Warme Worte reichen in der Krise nicht – Veranstaltungskonzepte müssen ernsthaft geprüft werden.

Ein Jahr ist es nun schon her, dass überall im Land erstmals der Lockdown-Vorhang fiel. Dass Konzerthäuser und Clubs, Theater und Museen, Kinos und Stadtteilkulturzentren schließen mussten. Auch in Hamburg gingen dem bewegte Tage voller Unsicherheit voraus.

Mit einer tatsächlichen Schließung habe man gar nicht gerechnet, erinnert sich Kamp­nagel-Chefin Amelie Deuflhard. Und Pianist Brad Mehldau, der das letzte Konzert in der Elbphilharmonie gab, dachte damals noch, nach ein oder zwei Monaten werde gewiss wieder Normalität einkehren, werde alles wieder öffnen, das kulturelle Leben wie gewohnt weitergehen. Welch Irrtum.

Ein Jahr Lockdown in Hamburg – auch für die Kultur

Tatsache ist: Auch nach einem Jahr Lockdown, der in Hamburg lediglich von einigen Monaten der Teilöffnung unterbrochen war, flackert das Hoffnungslicht am Ende des Pandemie-Horizonts nur sehr verhalten. Zwar können Museen, Galerien und Buchhandlungen inzwischen wieder Besucher oder Kundinnen empfangen, aber das war es dann auch schon. Geradezu mantraartig wird von der Politik beschworen, man wolle und müsse „die Kultur jetzt immer sofort mitdenken“, aber was folgt den Worten eigentlich?
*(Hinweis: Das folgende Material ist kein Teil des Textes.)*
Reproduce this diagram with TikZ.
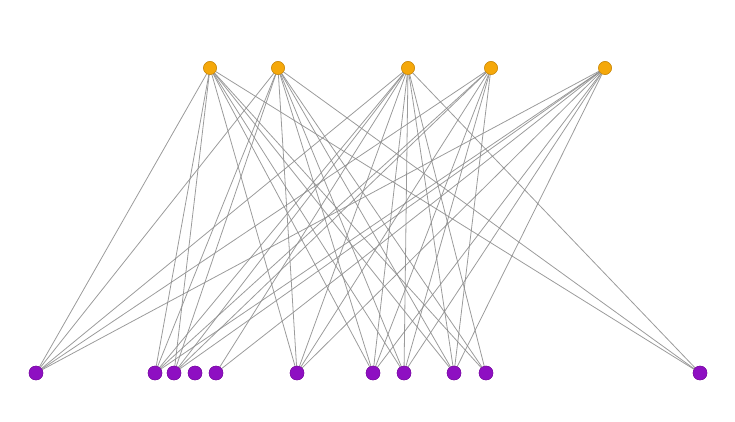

Klar, die Hilfsprogramme sind milliardenschwer, und gerade in Hamburg ist mit Kultursenator Carsten Brosda ein unermüdlicher und offensiv Hoffnung spendender Kämpfer für die Kulturschaffenden im Amt – doch gegen die an entscheidender bundespolitischer Stelle offensichtlich weiterhin vorherrschende Haltung, Kultur sei zwar ganz schön, im Vergleich zu Gartencentern und Kosmetikstudios aber nur so mittelwichtig, ist schwer anzukommen.

Leben ohne Musik und Theater möglich?

Lange vor Corona hatte die Hamburger Philosophie-Professorin Birgit Recki im Abendblatt-Gespräch die Frage beantwortet, ob für uns Menschen ein Leben ohne Musik und Theater, ohne Literatur und Film dauerhaft möglich sei. Ihre Haltung war ganz klar: „Die Bedürfnisse, die da zum Ausdruck kommen, sind ebenso wichtig wie die elementaren Bedürfnisse – also etwa essen und schlafen. Es wäre kein menschliches Leben, wenn wir auf die Erfüllung der absolut existenziellen ,Grundbedürfnisse’ beschränkt wären. In dem Fall würden ganze Dimensionen menschlicher Lebensentfaltung ausfallen.“

Es sei ein Zeichen „großer Unempfindlichkeit“ zu behaupten, auf diese kulturellen Ausdrucksformen könne man verzichten und sich auf „das Wesentliche“ konzentrieren. Natürlich gibt es auch in der Pandemie Bücher, CDs und Netflix, aber gegen das unmittelbare Live-Erlebnis, das einen im besten Fall durch die ganze Woche tragen kann, ist das eben nur ein schwacher Ersatz.

Veranstaltungskonzepte finden kaum Beachtung

Um an dieser Stelle nicht missverstanden zu werden: Es geht nicht darum, die sehr reale Corona-Gefahr herunterzuspielen oder sorglos zu werden. Doch die gebotene Vorsicht darf eben auch nicht dazu führen, dass engagiert erarbeitete Veranstaltungskonzepte, die häufig sehr differenziert und in ihren Modellen der jeweiligen Infektionslage angepasst sind, kaum Beachtung finden – nur weil es einfacher ist, beispielsweise Konzerte grundsätzlich zu verbieten.

Niemand erwartet ernsthaft im Sommer Festivals mit mehreren Zehntausend Besucher – die meisten sind ja ohnehin bereits abgesagt –, aber mehr als eine bequeme Minimallösung für die Kultur sollte doch drin sein. Um das Bedürfnis, besser: die tiefe Sehnsucht nach Live-Kultur zu stillen, reicht es ein Jahr nach dem Beginn des ersten Lockdowns einfach nicht mehr, sie „immer auch mitzudenken“.

Es muss mehr geschehen. Das jetzt angekündigte Berliner Pilotprojekt, das auf Testungen am Veranstaltungstag setzt, ist ein erster Schritt.